[Task requirements]: All of the material below is to be restated word for word, apart from the pictures.

=-=-=

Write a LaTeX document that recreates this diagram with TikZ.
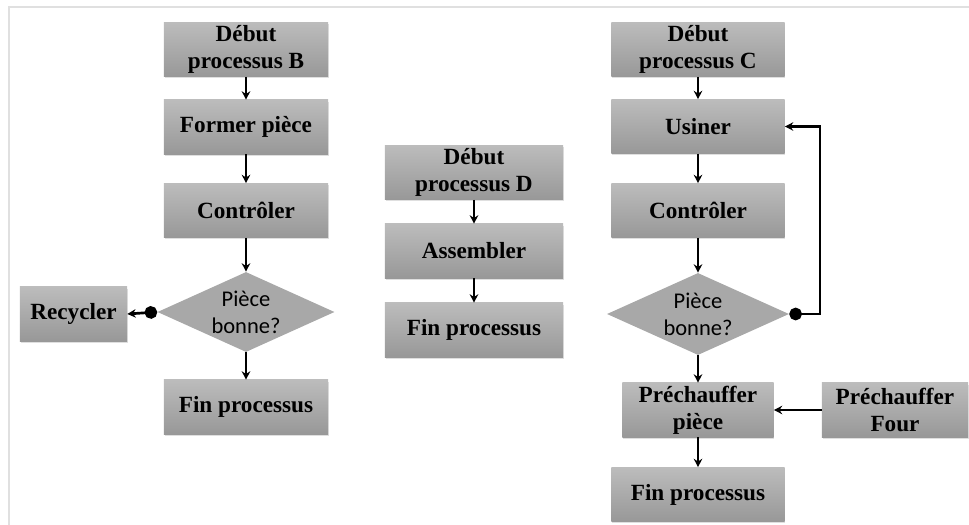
\documentclass[tikz,border=0pt]{standalone}
\usepackage{fontspec}
\setmainfont{Liberation Serif}
\newfontfamily\diafont{Carlito}
\usepackage{tikz}
\usetikzlibrary{arrows.meta,shapes.geometric,shadows}
\definecolor{grishaut}{HTML}{BCBCBC}
\definecolor{grisbas}{HTML}{989898}
\definecolor{grislos}{HTML}{A8A8A8}
\definecolor{griscadre}{HTML}{E0E0E0}

\begin{document}
\begin{tikzpicture}[x=0.025cm, y=-0.025cm, >={Stealth[length=6pt,width=6pt]},
  etape/.style={rectangle, inner sep=0pt, minimum height=1.35cm, align=center,
    top color=grishaut, bottom color=grisbas,
    drop shadow={shadow xshift=0.6pt, shadow yshift=-1.2pt, opacity=0.25},
    font=\bfseries\fontsize{16.5}{19.2}\selectfont},
  test/.style={diamond, inner sep=0pt, aspect=2.2, align=center, fill=grislos,
    font=\diafont\fontsize{16}{19.2}\selectfont},
  fleche/.style={->, line width=1.9pt},
  pointfleche/.style={{Circle[length=9pt]}->, line width=1.9pt}]
\useasboundingbox (0,0) rectangle (969,525);
\draw[griscadre, line width=1.5pt] (9,525) -- (9,7) -- (969,7);
% processus B
\node (debB) at (246,49.5) [etape, minimum width=4.1cm] {Début\\processus B};
\node (formB) at (246,127) [etape, minimum width=4.1cm] {Former pièce};
\node (ctrlB) at (246,210.5) [etape, minimum width=4.1cm] {Contrôler};
\node (pieceB) at (246,312) [test, minimum width=4.425cm, minimum height=2cm] {Pièce\\bonne?};
\node (recyc) at (73.5,314) [etape, minimum width=2.675cm] {Recycler};
\node (finB) at (246,407) [etape, minimum width=4.1cm] {Fin processus};
\draw[fleche] (debB) -- (formB);
\draw[fleche] (formB) -- (ctrlB);
\draw[fleche] (ctrlB) -- (pieceB);
\draw[fleche] (pieceB) -- (finB);
\draw[pointfleche] (pieceB.west) -- (recyc.east);
% processus D
\node (debD) at (474,172.5) [etape, minimum width=4.45cm] {Début\\processus D};
\node (assD) at (474,251) [etape, minimum width=4.45cm] {Assembler};
\node (finD) at (474,330) [etape, minimum width=4.45cm] {Fin processus};
\draw[fleche] (debD) -- (assD);
\draw[fleche] (assD) -- (finD);
% processus C
\node (debC) at (698,49.5) [etape, minimum width=4.325cm] {Début\\processus C};
\node (usiC) at (698,126.5) [etape, minimum width=4.325cm] {Usiner};
\node (ctrlC) at (698,210.5) [etape, minimum width=4.325cm] {Contrôler};
\node (pieceC) at (698,314) [test, minimum width=4.55cm, minimum height=2.05cm] {Pièce\\bonne?};
\node (prechP) at (698,410) [etape, minimum width=3.775cm] {Préchauffer\\pièce};
\node (prechF) at (895,410) [etape, minimum width=3.65cm] {Préchauffer\\Four};
\node (finC) at (698,494.5) [etape, minimum width=4.325cm] {Fin processus};
\coordinate (boucleC) at (820,126.5);
\draw[fleche] (debC) -- (usiC);
\draw[fleche] (usiC) -- (ctrlC);
\draw[fleche] (ctrlC) -- (pieceC);
\draw[fleche] (pieceC) -- (prechP);
\draw[fleche] (prechP) -- (finC);
\draw[fleche] (prechF) -- (prechP);
\draw[pointfleche] (pieceC.east) -| (boucleC) -- (usiC.east);
\end{tikzpicture}
\end{document}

=-=-=

[Output for this exercise]:
Write a LaTeX document that recreates this diagram with TikZ.
\documentclass[tikz,border=0pt]{standalone}
\usepackage{fontspec}
\setmainfont{Liberation Serif}
\newfontfamily\diafont{Carlito}
\usepackage{tikz}
\usetikzlibrary{arrows.meta,shapes.geometric,shadows}
\definecolor{grishaut}{HTML}{BCBCBC}
\definecolor{grisbas}{HTML}{989898}
\definecolor{grislos}{HTML}{A8A8A8}
\definecolor{griscadre}{HTML}{E0E0E0}

\begin{document}
\begin{tikzpicture}[x=0.025cm, y=-0.025cm, >={Stealth[length=6pt,width=6pt]},
  etape/.style={rectangle, inner sep=0pt, minimum height=1.35cm, align=center,
    top color=grishaut, bottom color=grisbas,
    drop shadow={shadow xshift=0.6pt, shadow yshift=-1.2pt, opacity=0.25},
    font=\bfseries\fontsize{16.5}{19.2}\selectfont},
  test/.style={diamond, inner sep=0pt, aspect=2.2, align=center, fill=grislos,
    font=\diafont\fontsize{16}{19.2}\selectfont},
  fleche/.style={->, line width=1.9pt},
  pointfleche/.style={{Circle[length=9pt]}->, line width=1.9pt}]
\useasboundingbox (0,0) rectangle (969,525);
\draw[griscadre, line width=1.5pt] (9,525) -- (9,7) -- (969,7);
% processus B
\node (debB) at (246,49.5) [etape, minimum width=4.1cm] {Début\\processus B};
\node (formB) at (246,127) [etape, minimum width=4.1cm] {Former pièce};
\node (ctrlB) at (246,210.5) [etape, minimum width=4.1cm] {Contrôler};
\node (pieceB) at (246,312) [test, minimum width=4.425cm, minimum height=2cm] {Pièce\\bonne?};
\node (recyc) at (73.5,314) [etape, minimum width=2.675cm] {Recycler};
\node (finB) at (246,407) [etape, minimum width=4.1cm] {Fin processus};
\draw[fleche] (debB) -- (formB);
\draw[fleche] (formB) -- (ctrlB);
\draw[fleche] (ctrlB) -- (pieceB);
\draw[fleche] (pieceB) -- (finB);
\draw[pointfleche] (pieceB.west) -- (recyc.east);
% processus D
\node (debD) at (474,172.5) [etape, minimum width=4.45cm] {Début\\processus D};
\node (assD) at (474,251) [etape, minimum width=4.45cm] {Assembler};
\node (finD) at (474,330) [etape, minimum width=4.45cm] {Fin processus};
\draw[fleche] (debD) -- (assD);
\draw[fleche] (assD) -- (finD);
% processus C
\node (debC) at (698,49.5) [etape, minimum width=4.325cm] {Début\\processus C};
\node (usiC) at (698,126.5) [etape, minimum width=4.325cm] {Usiner};
\node (ctrlC) at (698,210.5) [etape, minimum width=4.325cm] {Contrôler};
\node (pieceC) at (698,314) [test, minimum width=4.55cm, minimum height=2.05cm] {Pièce\\bonne?};
\node (prechP) at (698,410) [etape, minimum width=3.775cm] {Préchauffer\\pièce};
\node (prechF) at (895,410) [etape, minimum width=3.65cm] {Préchauffer\\Four};
\node (finC) at (698,494.5) [etape, minimum width=4.325cm] {Fin processus};
\coordinate (boucleC) at (820,126.5);
\draw[fleche] (debC) -- (usiC);
\draw[fleche] (usiC) -- (ctrlC);
\draw[fleche] (ctrlC) -- (pieceC);
\draw[fleche] (pieceC) -- (prechP);
\draw[fleche] (prechP) -- (finC);
\draw[fleche] (prechF) -- (prechP);
\draw[pointfleche] (pieceC.east) -| (boucleC) -- (usiC.east);
\end{tikzpicture}
\end{document}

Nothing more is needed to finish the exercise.